▸ **TASK DATA**:
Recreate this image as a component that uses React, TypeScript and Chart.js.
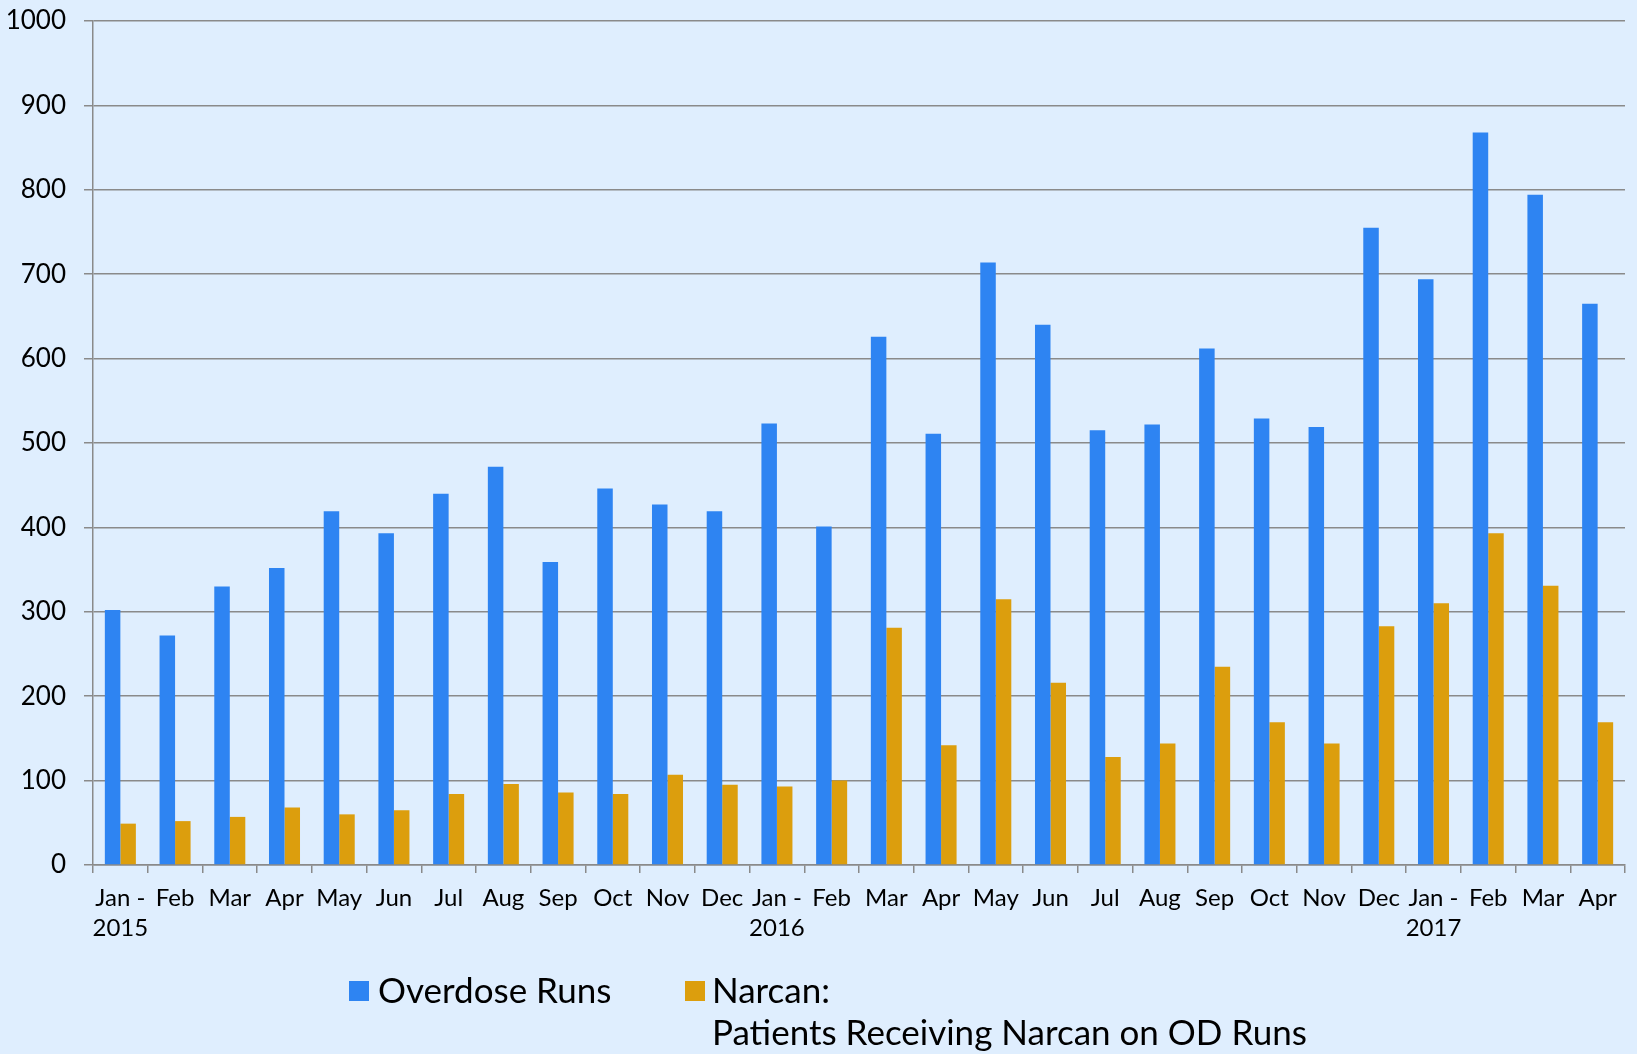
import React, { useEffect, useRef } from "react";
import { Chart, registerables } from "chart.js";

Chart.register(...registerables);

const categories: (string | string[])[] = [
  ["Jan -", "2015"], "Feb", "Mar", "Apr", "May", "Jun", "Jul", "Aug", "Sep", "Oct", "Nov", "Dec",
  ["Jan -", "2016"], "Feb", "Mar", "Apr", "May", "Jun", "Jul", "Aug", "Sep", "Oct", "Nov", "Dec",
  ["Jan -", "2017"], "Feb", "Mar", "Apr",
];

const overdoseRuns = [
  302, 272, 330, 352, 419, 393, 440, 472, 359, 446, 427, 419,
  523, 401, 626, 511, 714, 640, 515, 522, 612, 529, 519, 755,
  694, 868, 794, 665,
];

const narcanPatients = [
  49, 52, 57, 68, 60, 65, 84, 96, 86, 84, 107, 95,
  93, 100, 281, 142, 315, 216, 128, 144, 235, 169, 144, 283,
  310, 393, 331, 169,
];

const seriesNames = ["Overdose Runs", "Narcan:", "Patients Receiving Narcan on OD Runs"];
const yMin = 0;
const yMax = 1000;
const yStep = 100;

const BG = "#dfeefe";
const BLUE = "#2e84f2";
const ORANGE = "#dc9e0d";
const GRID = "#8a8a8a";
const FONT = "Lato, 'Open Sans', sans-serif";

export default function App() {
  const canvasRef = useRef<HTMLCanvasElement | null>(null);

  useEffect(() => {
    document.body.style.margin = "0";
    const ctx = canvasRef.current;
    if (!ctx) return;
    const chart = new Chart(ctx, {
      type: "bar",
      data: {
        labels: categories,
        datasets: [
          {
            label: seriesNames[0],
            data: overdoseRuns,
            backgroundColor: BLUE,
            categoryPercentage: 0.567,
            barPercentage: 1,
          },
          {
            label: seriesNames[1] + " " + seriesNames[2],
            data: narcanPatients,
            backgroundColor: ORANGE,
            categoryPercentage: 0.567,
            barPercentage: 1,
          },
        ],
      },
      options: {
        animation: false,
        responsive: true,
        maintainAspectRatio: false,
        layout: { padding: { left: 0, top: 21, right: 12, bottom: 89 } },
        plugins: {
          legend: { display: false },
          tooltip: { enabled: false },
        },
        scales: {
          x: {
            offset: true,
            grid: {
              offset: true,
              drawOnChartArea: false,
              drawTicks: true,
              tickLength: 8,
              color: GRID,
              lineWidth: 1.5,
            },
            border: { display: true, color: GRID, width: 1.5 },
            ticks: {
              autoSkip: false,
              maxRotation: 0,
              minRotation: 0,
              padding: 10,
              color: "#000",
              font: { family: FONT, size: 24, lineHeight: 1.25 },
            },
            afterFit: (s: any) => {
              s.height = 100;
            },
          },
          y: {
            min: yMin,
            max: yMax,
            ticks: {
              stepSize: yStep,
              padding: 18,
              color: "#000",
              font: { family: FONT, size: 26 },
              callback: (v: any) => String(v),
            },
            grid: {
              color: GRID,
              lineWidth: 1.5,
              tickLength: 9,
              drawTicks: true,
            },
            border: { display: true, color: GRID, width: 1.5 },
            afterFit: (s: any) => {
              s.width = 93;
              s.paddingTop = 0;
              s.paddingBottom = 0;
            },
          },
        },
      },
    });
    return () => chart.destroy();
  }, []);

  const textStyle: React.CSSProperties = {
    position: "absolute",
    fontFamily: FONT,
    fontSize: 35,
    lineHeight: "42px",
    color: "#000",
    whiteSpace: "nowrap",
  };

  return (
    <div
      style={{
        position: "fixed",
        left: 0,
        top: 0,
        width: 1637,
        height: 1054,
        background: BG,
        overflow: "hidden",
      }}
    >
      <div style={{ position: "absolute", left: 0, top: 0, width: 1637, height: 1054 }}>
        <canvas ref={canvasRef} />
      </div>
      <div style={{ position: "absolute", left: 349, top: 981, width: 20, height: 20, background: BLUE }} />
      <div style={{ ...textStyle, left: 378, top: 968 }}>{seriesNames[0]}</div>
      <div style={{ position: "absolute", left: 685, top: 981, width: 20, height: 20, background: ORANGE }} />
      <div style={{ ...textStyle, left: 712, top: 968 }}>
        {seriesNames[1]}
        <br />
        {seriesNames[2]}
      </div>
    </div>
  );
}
---
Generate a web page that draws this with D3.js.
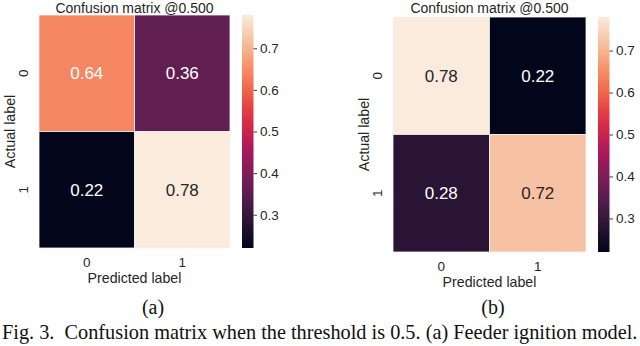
--
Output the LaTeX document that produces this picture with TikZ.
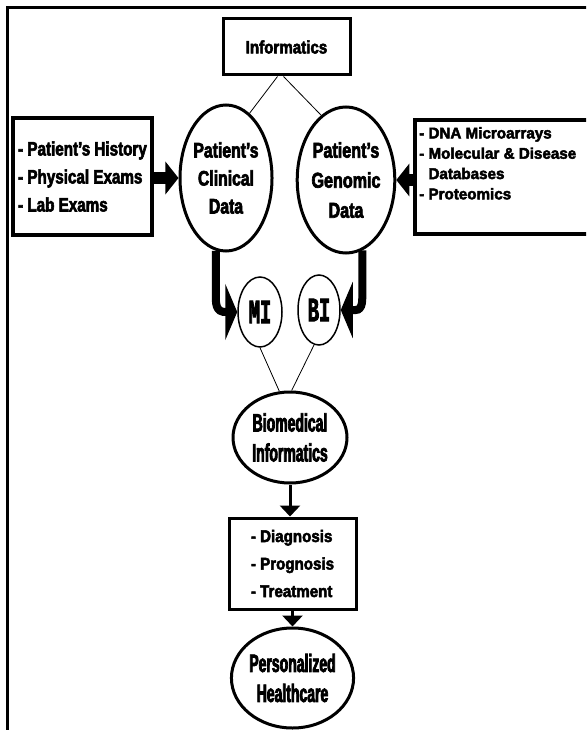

▸ **OBJECTIVE**:
Pictures do not belong in the copy. Reproduce exactly the lines from the one with "Recreate this image" to the one with "const canvasRef = useRef<HTMLCanvasElement", both lines included.

▸ **IN RESPONSE**:
Recreate this image as a component that uses React, TypeScript and Chart.js.
import React, { useEffect, useRef } from "react";
import { Chart, registerables } from "chart.js";

Chart.register(...registerables);

const categories: (string | string[])[] = [
  ["Jan -", "2015"], "Feb", "Mar", "Apr", "May", "Jun", "Jul", "Aug", "Sep", "Oct", "Nov", "Dec",
  ["Jan -", "2016"], "Feb", "Mar", "Apr", "May", "Jun", "Jul", "Aug", "Sep", "Oct", "Nov", "Dec",
  ["Jan -", "2017"], "Feb", "Mar", "Apr",
];

const overdoseRuns = [
  302, 272, 330, 352, 419, 393, 440, 472, 359, 446, 427, 419,
  523, 401, 626, 511, 714, 640, 515, 522, 612, 529, 519, 755,
  694, 868, 794, 665,
];

const narcanPatients = [
  49, 52, 57, 68, 60, 65, 84, 96, 86, 84, 107, 95,
  93, 100, 281, 142, 315, 216, 128, 144, 235, 169, 144, 283,
  310, 393, 331, 169,
];

const seriesNames = ["Overdose Runs", "Narcan:", "Patients Receiving Narcan on OD Runs"];
const yMin = 0;
const yMax = 1000;
const yStep = 100;

const BG = "#dfeefe";
const BLUE = "#2e84f2";
const ORANGE = "#dc9e0d";
const GRID = "#8a8a8a";
const FONT = "Lato, 'Open Sans', sans-serif";

export default function App() {
  const canvasRef = useRef<HTMLCanvasElement | null>(null);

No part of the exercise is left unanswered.